The swollen Sharda river began receding in Pallia tehsil of Kheri on Thursday but the situation was grim in Dhaurhera and Nigahasan tehsils where nearly 100 villages were inundated. The river started flowing parallel to the Pilibhit-Basti highway connecting the Dhaurehra tehsil to the district headquarters.
As for Pallia, additional district magistrate (ADM) Vidya Shankar Singh confirmed the water level of the river was gradually coming down in some areas as there had been no fresh discharge from the Banbasa barrage in Nepal with the result that road and rail services were restored.
Despite the receding trend, the river was still flowing 50 centimetres above the danger mark of 154.150 metres. It was 128 cm above the danger line on Tuesday.
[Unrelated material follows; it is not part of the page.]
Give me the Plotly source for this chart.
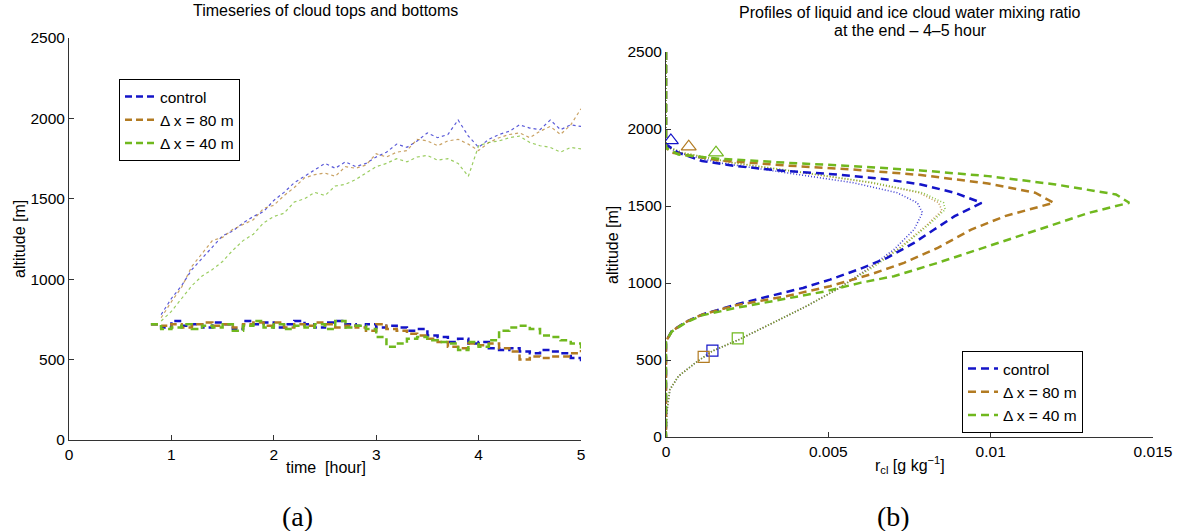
import plotly.graph_objects as go

# ---------------- panel (a): cloud tops and bottoms ----------------
time_top = [0.9, 1.0, 1.1, 1.2, 1.3, 1.4, 1.5, 1.6, 1.7, 1.8, 1.9, 2.0, 2.1, 2.2,
            2.3, 2.4, 2.5, 2.6, 2.7, 2.8, 2.9, 3.0, 3.1, 3.2, 3.3, 3.4, 3.5, 3.6,
            3.7, 3.8, 3.9, 4.0, 4.1, 4.2, 4.3, 4.4, 4.5, 4.6, 4.7, 4.8, 4.9, 5.0]
top_control = [780, 880, 960, 1060, 1130, 1200, 1270, 1300, 1350, 1390, 1420, 1490,
               1540, 1600, 1640, 1680, 1720, 1690, 1730, 1700, 1720, 1760, 1790, 1840,
               1820, 1860, 1910, 1880, 1900, 1990, 1890, 1820, 1870, 1900, 1920, 1960,
               1940, 1930, 1990, 1930, 1960, 1950]
top_dx80 = [760, 860, 950, 1080, 1160, 1240, 1260, 1310, 1340, 1370, 1440, 1460,
            1520, 1570, 1630, 1650, 1660, 1640, 1700, 1690, 1710, 1780, 1760, 1790,
            1800, 1870, 1860, 1830, 1860, 1870, 1840, 1800, 1850, 1880, 1900, 1910,
            1880, 1920, 1950, 1900, 1960, 2060]
top_dx40 = [740, 800, 880, 960, 1020, 1060, 1110, 1180, 1240, 1280, 1350, 1390,
            1410, 1480, 1500, 1540, 1520, 1580, 1590, 1620, 1660, 1700, 1720, 1750,
            1730, 1760, 1770, 1740, 1750, 1720, 1640, 1830, 1850, 1860, 1880, 1890,
            1850, 1830, 1820, 1790, 1820, 1810]

time_base = [0.8, 0.9, 1.0, 1.1, 1.2, 1.3, 1.4, 1.5, 1.6, 1.7, 1.8, 1.9, 2.0, 2.1,
             2.2, 2.3, 2.4, 2.5, 2.6, 2.7, 2.8, 2.9, 3.0, 3.1, 3.2, 3.3, 3.4, 3.5,
             3.6, 3.7, 3.8, 3.9, 4.0, 4.1, 4.2, 4.3, 4.4, 4.5, 4.6, 4.7, 4.8, 4.9, 5.0]
base_control = [720, 700, 740, 710, 720, 700, 730, 720, 690, 740, 720, 730, 700, 720,
                740, 720, 700, 730, 740, 720, 710, 720, 700, 710, 700, 680, 690, 650,
                640, 610, 630, 600, 610, 570, 560, 570, 550, 540, 560, 550, 540, 510, 490]
base_dx80 = [720, 710, 720, 700, 720, 730, 710, 720, 700, 720, 730, 710, 730, 700,
             720, 710, 730, 720, 700, 710, 700, 680, 720, 690, 680, 660, 650, 630,
             610, 580, 570, 600, 590, 600, 570, 550, 500, 520, 510, 520, 520, 540, 560]
base_dx40 = [720, 690, 700, 720, 690, 710, 700, 720, 680, 710, 740, 700, 720, 690,
             710, 700, 720, 690, 740, 700, 710, 690, 640, 580, 600, 630, 640, 620,
             610, 600, 560, 610, 580, 620, 680, 700, 710, 690, 650, 640, 620, 600, 560]

# ---------------- panel (b): profiles ----------------
liq_control_x = [0, 0, 0.00038, 0.00111, 0.00215, 0.0037, 0.00526, 0.00681, 0.00785,
                 0.00889, 0.00972, 0.00889, 0.00826, 0.00764, 0.00681, 0.00598, 0.00505,
                 0.00422, 0.00318, 0.00215, 0.00111, 0.00059, 0.000176, 0, 0]
liq_control_z = [2500, 1900, 1846, 1792, 1759, 1727, 1705, 1672, 1640, 1586, 1521, 1434,
                 1347, 1261, 1163, 1092, 1022, 968, 914, 860, 795, 745, 687, 622, 0]
liq_dx80_x = [0, 0, 0.00018, 0.00163, 0.0037, 0.00577, 0.00785, 0.00992, 0.01137,
              0.01194, 0.01044, 0.0094, 0.00837, 0.00733, 0.00629, 0.00505, 0.0037,
              0.00215, 0.00111, 0.00059, 0.00018, 0, 0]
liq_dx80_z = [2500, 1878, 1846, 1796, 1763, 1737, 1701, 1646, 1586, 1521, 1434, 1347,
              1228, 1131, 1055, 979, 914, 855, 795, 745, 687, 622, 0]
liq_dx40_x = [0, 0, 0.00038, 0.00163, 0.0037, 0.00577, 0.00785, 0.00992, 0.012,
              0.01386, 0.01427, 0.01303, 0.01148, 0.00992, 0.00837, 0.00702, 0.00598,
              0.00494, 0.0037, 0.00215, 0.00111, 0.00059, 0.00018, 0, 0]
liq_dx40_z = [2500, 1878, 1835, 1807, 1781, 1759, 1731, 1694, 1640, 1575, 1521, 1456,
              1347, 1239, 1131, 1044, 1001, 947, 897, 838, 790, 740, 685, 622, 0]

ice_control_x = [0, 0, 0.00038, 0.00163, 0.0037, 0.00577, 0.00712, 0.00774, 0.0079,
                 0.00764, 0.00702, 0.00619, 0.00526, 0.00432, 0.00329, 0.00225, 0.00142,
                 0.0009, 0.00038, 0.00012, 0.00002, 0]
ice_control_z = [2500, 1889, 1846, 1781, 1716, 1651, 1586, 1521, 1456, 1347, 1217, 1088,
                 958, 849, 741, 633, 557, 481, 394, 308, 156, 0]
ice_dx80_x = [0, 0, 0.0005, 0.002, 0.0042, 0.0063, 0.0078, 0.0084, 0.0085, 0.0080,
              0.0072, 0.0063, 0.00526, 0.00432, 0.00329, 0.00225, 0.00142, 0.0009,
              0.00038, 0.00012, 0.00002, 0]
ice_dx80_z = [2500, 1889, 1846, 1781, 1716, 1651, 1586, 1521, 1470, 1370, 1230, 1100,
              958, 849, 741, 633, 557, 481, 394, 308, 156, 0]
ice_dx40_x = [0, 0, 0.0005, 0.0021, 0.0043, 0.0064, 0.0079, 0.00855, 0.0086, 0.0081,
              0.0073, 0.0064, 0.00526, 0.00432, 0.00329, 0.00225, 0.00142, 0.0009,
              0.00038, 0.00012, 0.00002, 0]
ice_dx40_z = [2500, 1889, 1846, 1781, 1716, 1651, 1586, 1521, 1477, 1380, 1240, 1105,
              958, 849, 741, 633, 557, 481, 394, 308, 156, 0]

top_mark_x = [0.00015, 0.0007, 0.00154]
top_mark_z = [1926, 1885, 1846]
base_mark_x = [0.00143, 0.00116, 0.00221]
base_mark_z = [561, 520, 641]

series_names = ["control", "\u0394 x = 80 m", "\u0394 x = 40 m"]
colors = ["#1414c8", "#b27b22", "#70b81e"]

W, H = 1200, 531
def px(x):
    return x / W
def py(y):
    return 1 - y / H

fig = go.Figure()

tops = [top_control, top_dx80, top_dx40]
bases = [base_control, base_dx80, base_dx40]
for i in range(3):
    fig.add_trace(go.Scatter(x=time_top, y=tops[i], mode="lines", xaxis="x", yaxis="y",
                             line=dict(color=colors[i], width=1.2, dash="3px,3px"),
                             opacity=0.7, showlegend=False))
for i in range(3):
    fig.add_trace(go.Scatter(x=time_base, y=bases[i], mode="lines", xaxis="x", yaxis="y",
                             line=dict(color=colors[i], width=2.5, dash="7px,4px", shape="hv"),
                             name=series_names[i], legend="legend"))

ice_x = [ice_control_x, ice_dx80_x, ice_dx40_x]
ice_z = [ice_control_z, ice_dx80_z, ice_dx40_z]
liq_x = [liq_control_x, liq_dx80_x, liq_dx40_x]
liq_z = [liq_control_z, liq_dx80_z, liq_dx40_z]
for i in range(3):
    fig.add_trace(go.Scatter(x=ice_x[i], y=ice_z[i], mode="lines", xaxis="x2", yaxis="y2",
                             line=dict(color=colors[i], width=1.6, dash="1px,2px"),
                             opacity=0.8, showlegend=False))
for i in range(3):
    fig.add_trace(go.Scatter(x=liq_x[i], y=liq_z[i], mode="lines", xaxis="x2", yaxis="y2",
                             line=dict(color=colors[i], width=2.5, dash="8px,5px"),
                             name=series_names[i], legend="legend2"))
for i in range(3):
    fig.add_trace(go.Scatter(x=[top_mark_x[i]], y=[top_mark_z[i]], mode="markers",
                             xaxis="x2", yaxis="y2", showlegend=False,
                             marker=dict(symbol="triangle-up-open", size=13, color=colors[i],
                                         line=dict(width=1.2, color=colors[i]))))
    fig.add_trace(go.Scatter(x=[base_mark_x[i]], y=[base_mark_z[i]], mode="markers",
                             xaxis="x2", yaxis="y2", showlegend=False,
                             marker=dict(symbol="square-open", size=11, color=colors[i],
                                         line=dict(width=1.2, color=colors[i]))))

font_main = "Liberation Sans, Arial, Helvetica, sans-serif"
axis_common = dict(showline=True, linecolor="#333", linewidth=1, ticks="inside",
                   ticklen=5, tickcolor="#333", showgrid=False, zeroline=False,
                   automargin=False,
                   tickfont=dict(family=font_main, size=15.5, color="black"))

legend_common = dict(bgcolor="white", bordercolor="black", borderwidth=1,
                     font=dict(family=font_main, size=15.5, color="black"),
                     itemwidth=30, tracegroupgap=0, xanchor="left", yanchor="top")

fig.update_layout(
    width=W, height=H,
    margin=dict(l=0, r=0, t=0, b=0),
    paper_bgcolor="white", plot_bgcolor="white",
    hovermode=False,
    xaxis=dict(domain=[px(69), px(581)], range=[0, 5], anchor="y",
               tickvals=[0, 1, 2, 3, 4, 5], **axis_common),
    yaxis=dict(domain=[py(440), py(38)], range=[0, 2500], anchor="x",
               tickvals=[0, 500, 1000, 1500, 2000, 2500], **axis_common),
    xaxis2=dict(domain=[px(666), px(1153)], range=[0, 0.015], anchor="y2",
                tickvals=[0, 0.005, 0.01, 0.015], ticktext=["0", "0.005", "0.01", "0.015"],
                **axis_common),
    yaxis2=dict(domain=[py(437), py(52)], range=[0, 2500], anchor="x2",
                tickvals=[0, 500, 1000, 1500, 2000, 2500], **axis_common),
    legend=dict(x=px(119), y=py(79), **legend_common),
    legend2=dict(x=px(962), y=py(351), **legend_common),
    showlegend=True,
)

ann_font = dict(family=font_main, size=16, color="black")
cap_font = dict(family="Liberation Serif, DejaVu Serif, serif", size=28, color="black")
annotations = [
    dict(text="Timeseries of cloud tops and bottoms", x=px(325), y=py(11)),
    dict(text="Profiles of liquid and ice cloud water mixing ratio", x=px(910), y=py(12)),
    dict(text="at the end \u2013 4\u20135 hour", x=px(910), y=py(30)),
    dict(text="time  [hour]", x=px(326), y=py(467)),
    dict(text="r<sub>cl</sub> [g kg<sup>\u22121</sup>]", x=px(910), y=py(465)),
    dict(text="altitude [m]", x=px(19), y=py(239), textangle=-90),
    dict(text="altitude [m]", x=px(613), y=py(245), textangle=-90),
]
for a in annotations:
    fig.add_annotation(xref="paper", yref="paper", showarrow=False, xanchor="center",
                       yanchor="middle", font=ann_font, **a)
for txt, xx in [("(a)", 297), ("(b)", 893)]:
    fig.add_annotation(text=txt, xref="paper", yref="paper", x=px(xx), y=py(516),
                       showarrow=False, xanchor="center", yanchor="middle", font=cap_font)

fig.write_html("out.html",
               config={"displayModeBar": False, "staticPlot": True},
               post_script="document.body.style.margin='0';document.body.style.overflow='hidden';")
The district authorities are keeping a close vigil on the developments.
Earlier, on June 17, 540000 cusec water was released into the Sharda from the Banbasa barrage following heavy rain in the Himalayan region, breaking an 81-year- old record and causing the river, which has a capacity for up to two lakh cusecs of water, to overflow.
“In 1932, 510000 cusec water had to be discharged into Sharda, but it was unprecedented on Monday night,” the additional district magistrate added.
This heavy discharge, when the administration was busy finalising the anti-flood work plans, caught everyone offguard.